I try to teach my children not to judge people. You don’t know what anyone’s life is like until you walk in their shoes, or at least take a moment to consider what might be going on in their life. As cheesy as it sounds, I try to live that way in hopes that by doing so, my kids learn empathy and kindness.
It’s possible my whole “cutting some slack” thing is a little self-serving. After all, I’m a far cry from perfect. I’m always late. My car’s a mess. I’d rather cuddle on the couch than play Barbie. I yell way too much. Sometimes I squeeze my kids’ arms a little too hard – and I really hope no one is judging me.
But I have to confess, I’ve judged my neighbor. I think she’s a horrible mother.
I know this announcement is mother-on-mother sacrilege. Judging a fellow mom’s parenting is like taking the holy grail of motherhood and lighting it on fire, along with all of your child’s most beloved stuffed animals. You just shouldn’t do it. But I can’t help it.
I’m convinced she’s a horrible mother because she’s killing her children. And all I can do is silently watch her.
No, she is not beating them. She’s not starving them. In fact, I’ve never even heard her raise her voice at her well-behaved, adorable kids, who I’m guessing are around five and two. I’ve never asked because I can barely look her in the eye.
While she creates elaborate jungles with rainbow chalk on the sidewalk in front of her house, she is killing her children. She’s killing her children as she teaches them to play hopscotch. She is killing her children while she wheels them around the block in their red-wagon. She is killing her children as they plant purple flowers by their gate. She is killing her children as she sets up a tent in their front yard and camps out on a warm Chicago summer night.
How is she killing her children? Because during all of these activities she is smoking cigarettes. In fact, I’ve never seen her without one. And the smoke blows right in those innocent faces. I can’t get past it.
According to the CDC, secondhand smoke causes children’s lungs to grow less than children who do not breathe secondhand smoke. This means they they may have severe life-threatening asthma attacks. They contract more bronchitis and pneumonia. They wheeze and cough more than other children.

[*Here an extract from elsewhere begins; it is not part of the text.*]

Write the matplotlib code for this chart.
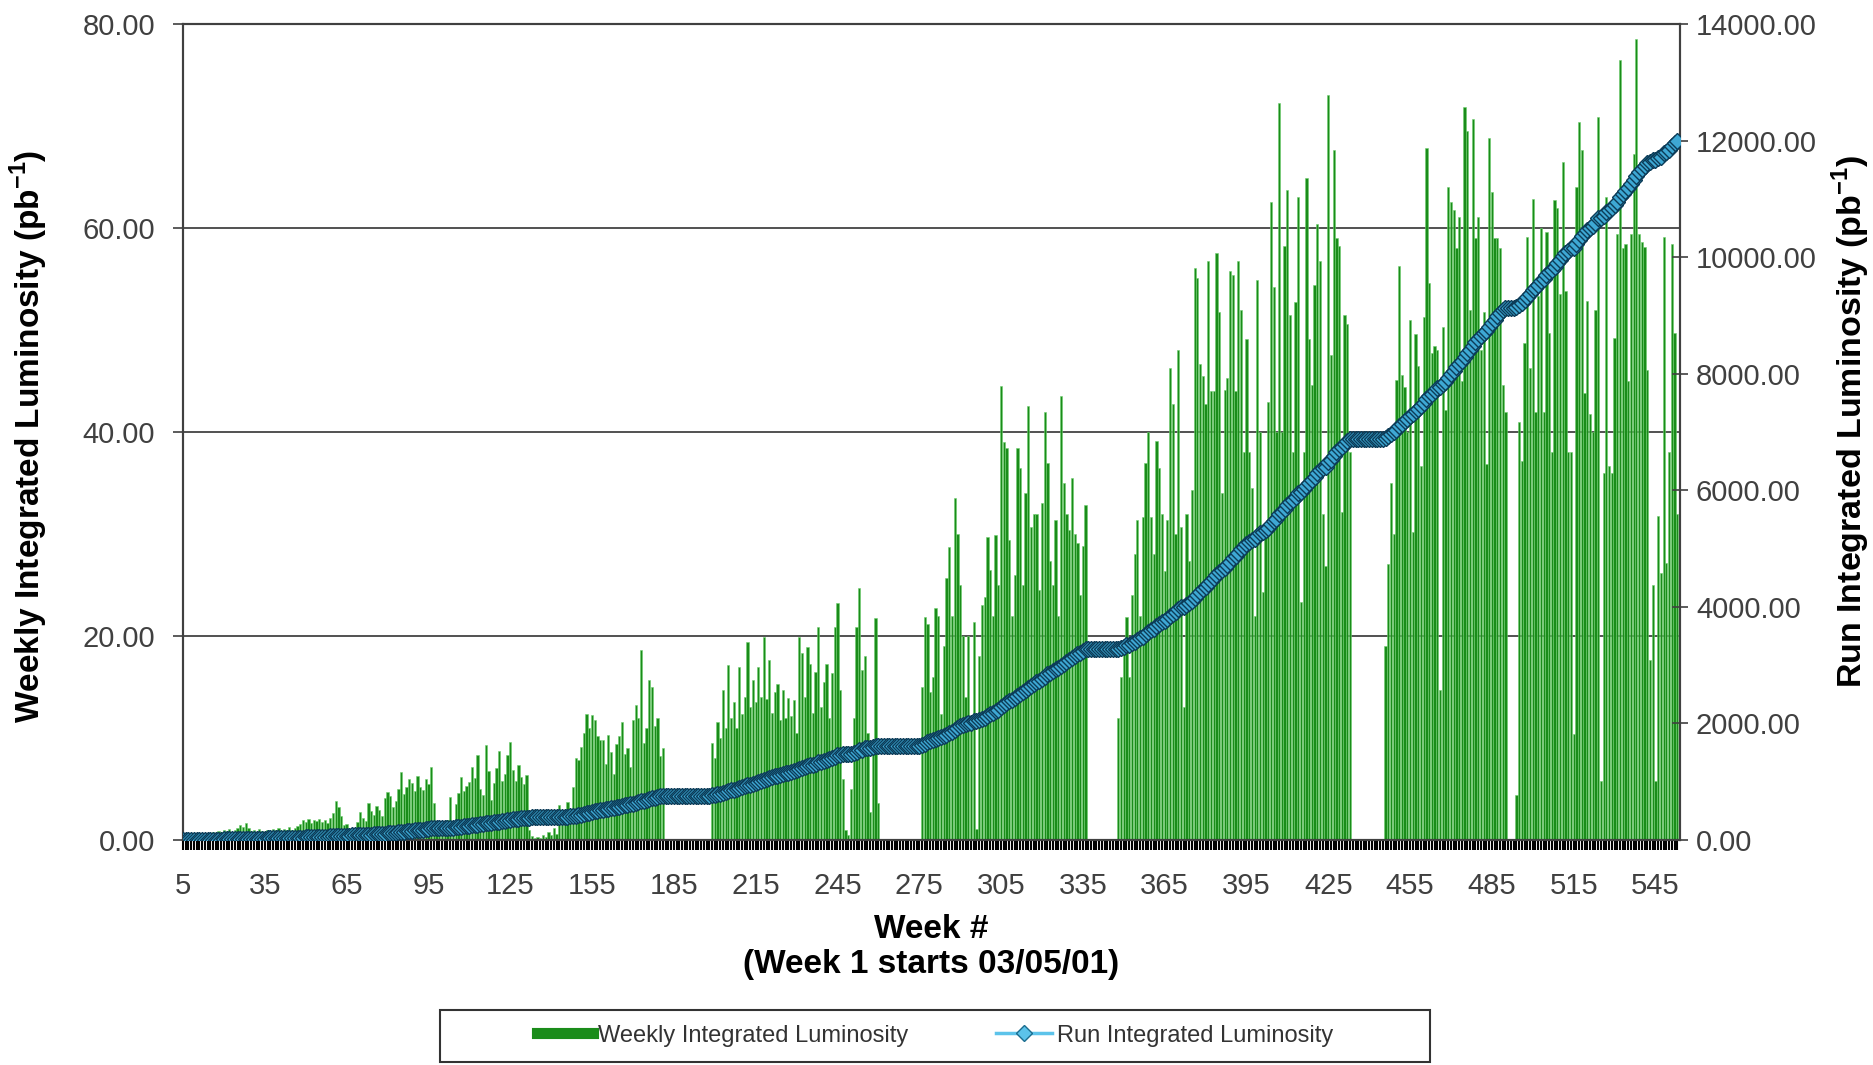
import numpy as np
import matplotlib

matplotlib.use("Agg")
import matplotlib.pyplot as plt
from matplotlib.lines import Line2D
from matplotlib.patches import Rectangle

plt.rcParams["font.family"] = ["Liberation Sans", "DejaVu Sans"]
plt.rcParams["mathtext.fontset"] = "custom"
plt.rcParams["mathtext.rm"] = "Liberation Sans"
plt.rcParams["mathtext.bf"] = "Liberation Sans:bold"

# week numbers (week 1 starts 03/05/01)
weeks = np.arange(5, 554)

# weekly integrated luminosity (pb^-1), one row = 10 weeks
weekly_lumi = [
    0.2, 0.3, 0.2, 0.4, 0.3, 0.5, 0.4, 0.6, 0.5, 0.7,          # 5
    0.6, 0.8, 0.7, 0.9, 0.8, 1.0, 0.9, 1.1, 0.8, 1.0,          # 15
    1.2, 1.5, 1.3, 1.7, 1.2, 0.9, 1.0, 0.8, 1.1, 0.9,          # 25
    0.8, 1.0, 0.9, 1.1, 1.0, 1.2, 0.9, 1.1, 1.0, 1.3,          # 35
    1.0, 1.2, 1.4, 1.6, 2.0, 1.8, 2.1, 1.7, 2.0, 1.9,          # 45
    2.1, 1.8, 2.0, 1.7, 2.2, 2.6, 3.8, 3.2, 2.4, 1.5,          # 55
    1.6, 1.0, 0.8, 1.2, 1.8, 2.7, 2.2, 1.9, 3.6, 2.8,          # 65
    2.5, 3.3, 2.9, 2.4, 4.1, 4.7, 4.3, 3.2, 3.8, 5.0,          # 75
    6.7, 4.5, 5.2, 6.0, 5.6, 4.8, 6.3, 5.2, 4.9, 6.0,          # 85
    5.5, 7.2, 3.6, 1.2, 0.6, 0.8, 1.5, 2.0, 4.2, 1.8,          # 95
    3.5, 4.6, 6.2, 4.8, 5.3, 5.7, 7.2, 6.1, 8.3, 5.0,          # 105
    4.4, 9.3, 6.8, 3.9, 5.6, 7.1, 8.7, 5.8, 6.5, 8.3,          # 115
    9.6, 6.9, 5.8, 7.4, 6.2, 5.5, 6.4, 1.0, 0.4, 0.2,          # 125
    0.3, 0.2, 0.5, 0.3, 0.8, 0.5, 1.2, 0.6, 3.4, 1.5,          # 135
    2.2, 3.7, 1.8, 5.2, 8.0, 7.8, 9.1, 10.5, 12.4, 11.0,       # 145
    12.3, 11.8, 10.2, 9.8, 9.8, 7.5, 10.3, 8.6, 6.5, 9.4,      # 155
    10.2, 11.6, 8.4, 9.0, 7.2, 11.8, 13.2, 12.0, 18.6, 9.5,    # 165
    11.0, 15.7, 15.0, 11.2, 12.0, 8.2, 9.0, 0, 0, 0,           # 175
    0, 0, 0, 0, 0, 0, 0, 0, 0, 0,                              # 185
    0, 0, 0, 0, 9.5, 8.0, 11.6, 10.0, 14.7, 11.0,              # 195
    17.2, 12.0, 13.5, 11.0, 17.0, 12.4, 14.0, 19.4, 13.0, 15.7,  # 205
    13.5, 17.0, 14.0, 19.9, 13.8, 17.6, 12.5, 14.5, 15.3, 11.8,  # 215
    14.7, 12.0, 13.9, 12.2, 13.7, 10.5, 19.9, 18.3, 14.0, 18.9,  # 225
    17.3, 12.5, 16.5, 20.9, 13.0, 15.5, 17.3, 12.0, 16.4, 20.9,  # 235
    23.2, 14.7, 6.0, 1.0, 0.5, 5.0, 12.0, 20.9, 24.7, 16.7,      # 245
    18.0, 10.5, 2.7, 9.7, 21.8, 3.6, 0, 0, 0, 0,                 # 255
    0, 0, 0, 0, 0, 0, 0, 0, 0, 0,                                # 265
    0, 15.0, 21.9, 21.2, 14.5, 16.0, 22.7, 22.0, 12.4, 19.0,     # 275
    25.7, 28.7, 22.0, 33.5, 30.0, 25.0, 20.0, 14.0, 20.0, 12.0,  # 285
    21.4, 1.1, 18.0, 23.0, 23.8, 29.7, 26.5, 22.0, 29.9, 25.0,   # 295
    44.5, 39.0, 38.4, 29.4, 22.0, 26.0, 38.4, 36.5, 25.0, 34.0,  # 305
    42.5, 30.7, 32.0, 32.0, 24.5, 33.0, 42.0, 37.0, 27.4, 25.0,  # 315
    31.4, 22.0, 43.5, 35.0, 32.0, 30.4, 35.5, 30.0, 29.1, 24.0,  # 325
    28.8, 32.8, 0, 0, 0, 0, 0, 0, 0, 0,                          # 335
    0, 0, 0, 12.0, 16.0, 19.0, 21.9, 16.0, 24.0, 28.0,           # 345
    31.4, 22.0, 31.7, 37.0, 40.0, 31.7, 28.0, 39.1, 36.5, 32.0,  # 355
    26.4, 31.4, 46.3, 42.7, 30.0, 48.0, 30.7, 13.0, 32.0, 27.4,  # 365
    34.3, 56.1, 55.1, 46.7, 45.5, 42.7, 56.8, 44.0, 44.0, 57.5,  # 375
    51.8, 34.0, 44.1, 45.3, 55.8, 55.4, 44.0, 56.8, 52.0, 38.0,  # 385
    49.1, 38.0, 34.5, 22.0, 54.9, 40.0, 24.3, 30.0, 42.9, 62.5,  # 395
    54.2, 40.0, 72.3, 40.0, 58.2, 63.7, 51.5, 38.0, 52.7, 63.0,  # 405
    23.3, 38.0, 64.9, 49.1, 44.6, 54.4, 60.4, 56.8, 32.0, 26.9,  # 415
    73.0, 47.5, 67.6, 59.0, 58.2, 32.2, 51.5, 50.6, 38.0, 0,     # 425
    0, 0, 0, 0, 0, 0, 0, 0, 0, 0,                                # 435
    0, 19.0, 27.1, 35.0, 30.0, 45.1, 56.3, 45.6, 44.4, 40.0,     # 445
    51.0, 30.2, 49.6, 46.5, 36.7, 51.3, 67.8, 54.6, 47.7, 48.4,  # 455
    48.0, 14.7, 50.3, 42.2, 64.0, 62.5, 61.8, 58.0, 61.1, 45.0,  # 465
    71.9, 69.5, 52.0, 70.7, 59.0, 61.1, 48.0, 51.8, 36.9, 68.8,  # 475
    63.5, 59.0, 59.0, 58.0, 44.6, 42.0, 0, 0, 0, 4.4,            # 485
    41.0, 37.2, 48.7, 59.1, 46.3, 62.8, 42.0, 53.3, 60.0, 42.0,  # 495
    59.6, 49.7, 38.0, 62.7, 62.0, 53.5, 66.5, 53.8, 38.0, 38.0,  # 505
    10.4, 64.0, 70.4, 67.6, 43.8, 52.8, 41.8, 40.0, 52.0, 70.9,  # 515
    5.8, 36.0, 63.0, 36.7, 36.0, 49.2, 59.4, 76.5, 58.0, 58.4,   # 525
    45.0, 59.4, 67.3, 78.5, 59.4, 58.6, 58.1, 46.1, 17.6, 25.0,  # 535
    5.8, 31.8, 26.2, 59.1, 27.2, 38.0, 58.4, 49.7, 32.0,         # 545
]

# run integrated luminosity is the running total of the weekly values
run_lumi = np.cumsum(weekly_lumi)

left_ticks = [0, 20, 40, 60, 80]
right_ticks = [0, 2000, 4000, 6000, 8000, 10000, 12000, 14000]
week_labels = list(range(5, 554, 30))

BAR_GREEN = "#1a8c1a"
TEXT_GREY = "#404040"

fig = plt.figure(figsize=(18.74, 10.65), dpi=100)
ax = fig.add_axes([183 / 1874, 1 - 840 / 1065, 1497 / 1874, 816 / 1065])

ax.bar(weeks, weekly_lumi, width=0.82, color=BAR_GREEN, edgecolor="#6fcf6f",
       linewidth=0.4, zorder=2)
ax.set_xlim(5, 554)
ax.set_ylim(0, 80)
ax.set_yticks(left_ticks)
ax.set_yticklabels([f"{v:.2f}" for v in left_ticks])
ax.yaxis.grid(True, color="#333333", linewidth=1.2, zorder=1)
ax.set_axisbelow(True)

ax.set_xticks(week_labels)
ax.set_xticks(weeks, minor=True)
ax.tick_params(axis="x", which="both", direction="out", length=7, width=1.5,
               color="black", labelsize=21, labelcolor=TEXT_GREY, pad=16)
ax.tick_params(axis="y", direction="out", length=7, width=1.2, color=TEXT_GREY,
               labelsize=21, labelcolor=TEXT_GREY, pad=13)
for side in ax.spines.values():
    side.set_color(TEXT_GREY)
    side.set_linewidth(1.5)
ax.spines["bottom"].set_color("black")

ax.set_ylabel(r"Weekly Integrated Luminosity (pb$^{\mathbf{-1}}$)",
              fontsize=24, fontweight="bold")
ax.yaxis.set_label_coords(-0.089, 0.495)
ax.set_xlabel("Week #\n(Week 1 starts 03/05/01)", fontsize=24,
              fontweight="bold", linespacing=1.15, va="top")
ax.xaxis.set_label_coords(0.5, -0.091)

# Run integrated luminosity on the right-hand axis
ax2 = ax.twinx()
ax2.plot(weeks, run_lumi, color="#0c3c58", linewidth=1.5, marker="D",
         markersize=8.5, markerfacecolor="#3ea8d4", markeredgecolor="#0c3c58",
         markeredgewidth=1.0, zorder=3)
ax2.set_ylim(0, 14000)
ax2.set_yticks(right_ticks)
ax2.set_yticklabels([f"{v:.2f}" for v in right_ticks])
ax2.tick_params(axis="y", direction="inout", length=11, width=1.2,
                color=TEXT_GREY, labelsize=21, labelcolor=TEXT_GREY, pad=6)
for side in ax2.spines.values():
    side.set_color(TEXT_GREY)
    side.set_linewidth(1.5)
ax2.set_ylabel(r"Run Integrated Luminosity (pb$^{\mathbf{-1}}$)",
               fontsize=24.5, fontweight="bold", rotation=90)
ax2.yaxis.set_label_coords(1.100, 0.513)

# legend with a plain rectangular box under the chart
handles = [
    Line2D([], [], color=BAR_GREEN, linewidth=8),
    Line2D([], [], color="#5cc3ea", linewidth=2.5, marker="D", markersize=8,
           markerfacecolor="#5cc3ea", markeredgecolor="#1b6d8f"),
]
leg = fig.legend(handles, ["Weekly Integrated Luminosity", "Run Integrated Luminosity"],
                 loc="center", bbox_to_anchor=(0.499, 0.0275), ncol=2,
                 frameon=False, fontsize=17, handlelength=2.4,
                 handletextpad=0.2, columnspacing=3.7)
for t in leg.get_texts():
    t.set_color("#333333")
fig.patches.append(Rectangle((440 / 1874, 3 / 1065), 990 / 1874, 52 / 1065,
                             transform=fig.transFigure, fill=False,
                             edgecolor="#333333", linewidth=1.5))

fig.savefig("out.png", dpi=100)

Nonsmokers who are exposed to secondhand smoke inhale many of the same cancer-causing substances and poisons as smokers. This is even worse for children. According to the U.S. Surgeon General, “Because their bodies are developing, infants and young children are especially vulnerable to the poisons in secondhand smoke.”
See what I mean? She is a horrible mother.

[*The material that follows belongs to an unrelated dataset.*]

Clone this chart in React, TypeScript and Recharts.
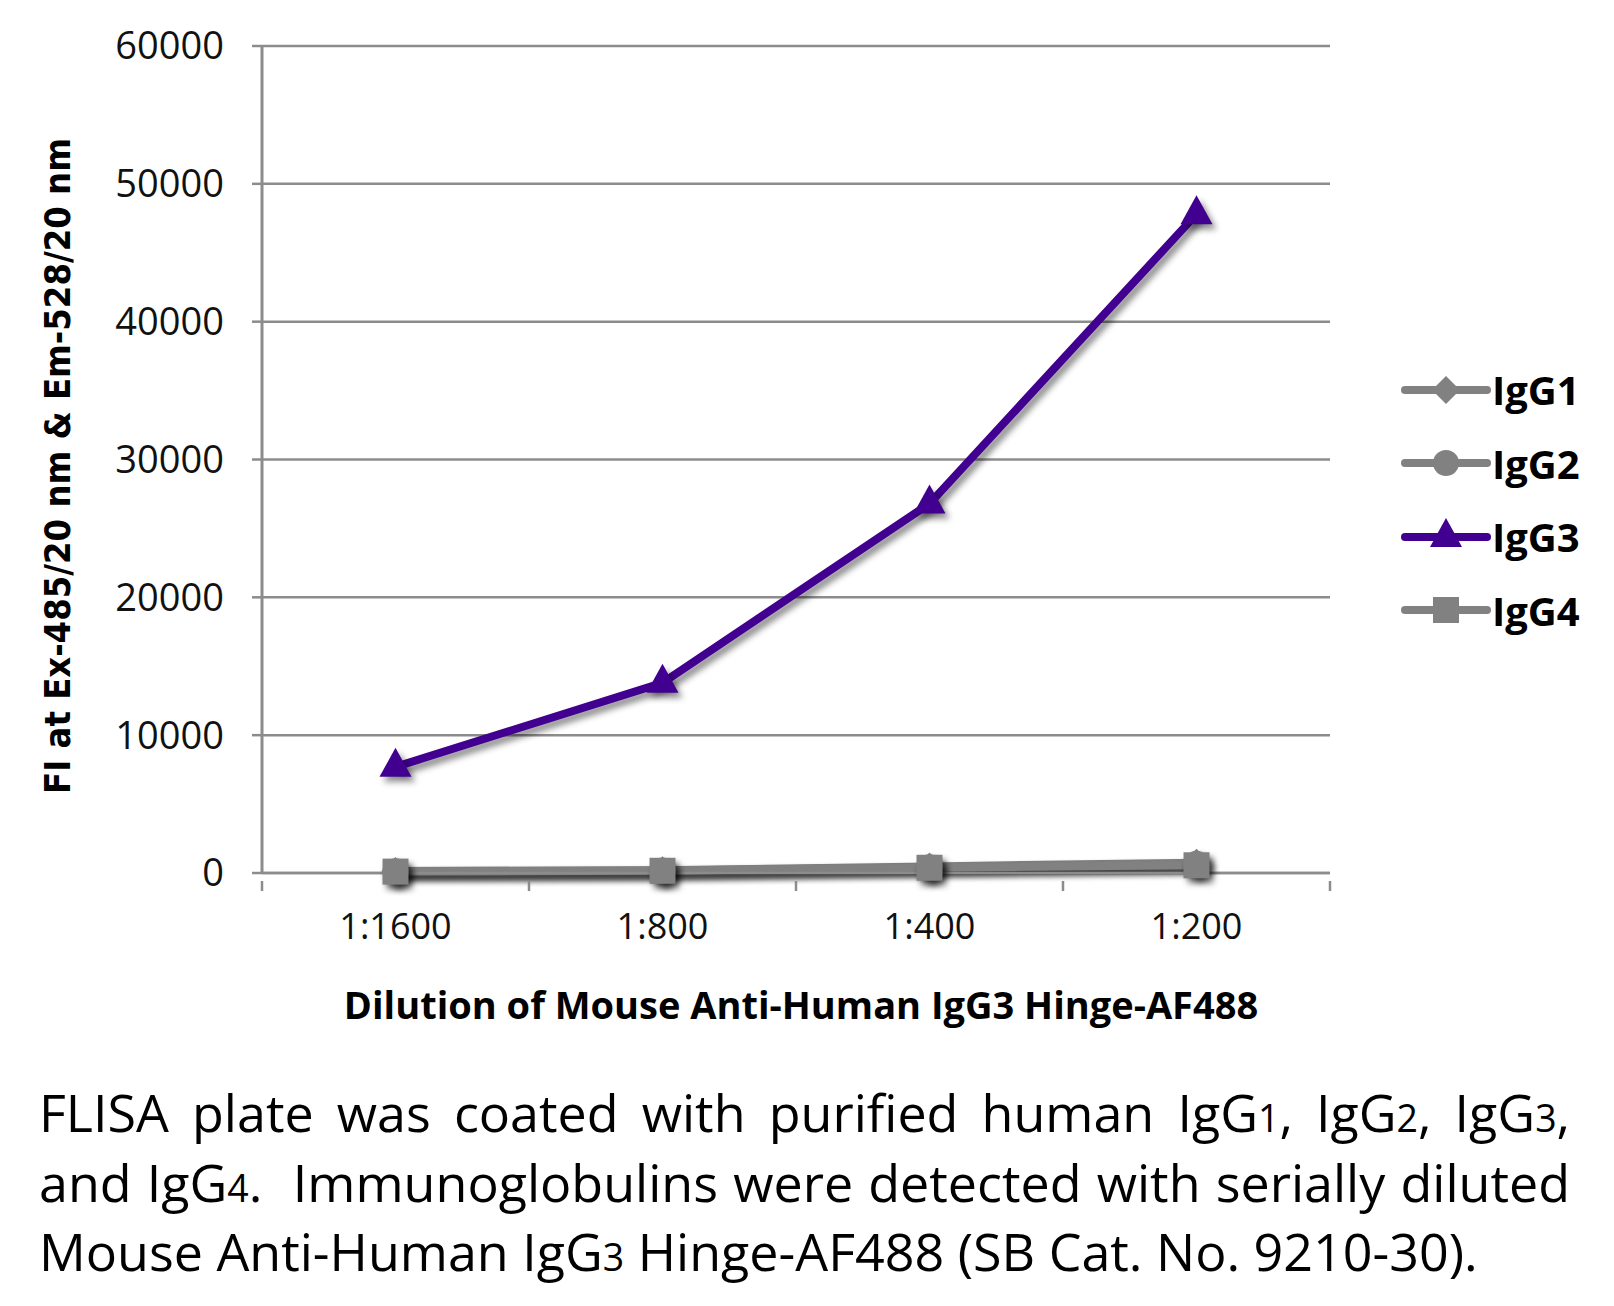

The empathetic part of me tries to understand. Maybe she has a really stressful life. Maybe smoking cigarettes is her answer to an even worse addiction. Maybe a gun-wielding monster holds her hostage in her home and orders her to slowly kill her children or he will kill them all instantly. Honestly…the last one is the only excuse I’d consider worthwhile, and my instincts are telling me that’s not what’s happening here.
It’s not the fact that she smokes that bothers me. I could care less if she lit up on her front porch every single night while her children were in bed. After all, she’s an adult in charge of her own body. It’s her choice. But inhaling secondhand smoke is not her children’s choice. She is making it for them.

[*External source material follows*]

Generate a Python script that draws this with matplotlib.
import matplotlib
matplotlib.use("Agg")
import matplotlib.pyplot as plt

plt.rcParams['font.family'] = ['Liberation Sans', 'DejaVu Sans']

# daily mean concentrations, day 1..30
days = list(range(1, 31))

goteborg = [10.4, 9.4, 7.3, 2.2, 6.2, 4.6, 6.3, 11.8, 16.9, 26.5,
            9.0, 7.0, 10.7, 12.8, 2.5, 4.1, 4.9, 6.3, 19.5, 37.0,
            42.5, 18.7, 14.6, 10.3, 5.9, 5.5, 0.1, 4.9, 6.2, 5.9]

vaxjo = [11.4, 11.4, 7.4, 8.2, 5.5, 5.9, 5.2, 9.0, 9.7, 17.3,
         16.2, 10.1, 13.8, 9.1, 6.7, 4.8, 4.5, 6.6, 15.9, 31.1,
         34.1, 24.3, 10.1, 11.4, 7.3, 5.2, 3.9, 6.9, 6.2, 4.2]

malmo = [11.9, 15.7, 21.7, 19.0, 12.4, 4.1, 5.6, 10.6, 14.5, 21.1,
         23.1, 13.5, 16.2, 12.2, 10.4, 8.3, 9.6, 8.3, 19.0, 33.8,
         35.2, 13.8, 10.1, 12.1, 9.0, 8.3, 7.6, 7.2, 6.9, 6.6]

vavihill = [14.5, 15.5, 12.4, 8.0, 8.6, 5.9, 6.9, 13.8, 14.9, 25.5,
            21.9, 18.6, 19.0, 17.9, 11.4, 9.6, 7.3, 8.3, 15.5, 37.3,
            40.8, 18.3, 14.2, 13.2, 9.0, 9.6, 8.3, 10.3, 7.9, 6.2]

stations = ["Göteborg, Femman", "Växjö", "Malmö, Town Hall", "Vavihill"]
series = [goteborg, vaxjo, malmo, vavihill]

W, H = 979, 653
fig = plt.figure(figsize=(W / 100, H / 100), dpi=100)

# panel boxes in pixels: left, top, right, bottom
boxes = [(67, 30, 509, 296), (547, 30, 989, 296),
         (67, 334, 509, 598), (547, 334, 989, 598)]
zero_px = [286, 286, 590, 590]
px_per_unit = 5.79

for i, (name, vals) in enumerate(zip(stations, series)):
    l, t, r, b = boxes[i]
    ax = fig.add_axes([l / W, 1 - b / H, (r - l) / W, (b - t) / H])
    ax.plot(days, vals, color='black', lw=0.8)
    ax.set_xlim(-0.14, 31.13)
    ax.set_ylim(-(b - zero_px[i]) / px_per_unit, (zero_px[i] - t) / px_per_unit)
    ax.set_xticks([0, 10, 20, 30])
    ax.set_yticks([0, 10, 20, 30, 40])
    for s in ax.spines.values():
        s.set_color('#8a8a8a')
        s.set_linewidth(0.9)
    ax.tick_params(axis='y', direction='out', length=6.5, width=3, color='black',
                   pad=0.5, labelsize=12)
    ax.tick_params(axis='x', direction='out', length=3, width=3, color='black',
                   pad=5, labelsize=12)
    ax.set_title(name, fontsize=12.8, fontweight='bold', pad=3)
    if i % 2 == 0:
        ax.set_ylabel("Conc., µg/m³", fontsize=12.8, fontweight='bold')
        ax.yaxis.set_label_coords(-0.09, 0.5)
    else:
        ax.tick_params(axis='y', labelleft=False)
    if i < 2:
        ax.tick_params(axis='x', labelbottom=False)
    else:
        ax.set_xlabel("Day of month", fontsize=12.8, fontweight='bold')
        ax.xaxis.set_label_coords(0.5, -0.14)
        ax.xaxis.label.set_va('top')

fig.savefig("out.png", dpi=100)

I’d like to know how a mother who clearly adores and cherishes her kids can be so selfish, and put them in so much avoidable danger? I’d ask her, but since I don’t even know her kid’s names, it seems a little personal.
What I’d like to say is this: “If quitting is not in the cards for you, then why don’t you try other alternatives? Like nicotine gum, or a patch, or even e-cigarettes, which don’t create any secondhand smoke?” I may even admit to her that I know I’m being judgey, but aren’t there options? They may not be as satisfying, but think of the kids!
Empathy fails me here. And I can’t help but feel like I’m failing as a neighbor, too. Maybe I should get to know her better. Maybe if I could get past the smoke, I’d really like her. She is soft-spoken and kind, and creative. But I’m torn, because how can I like someone who is killing her children?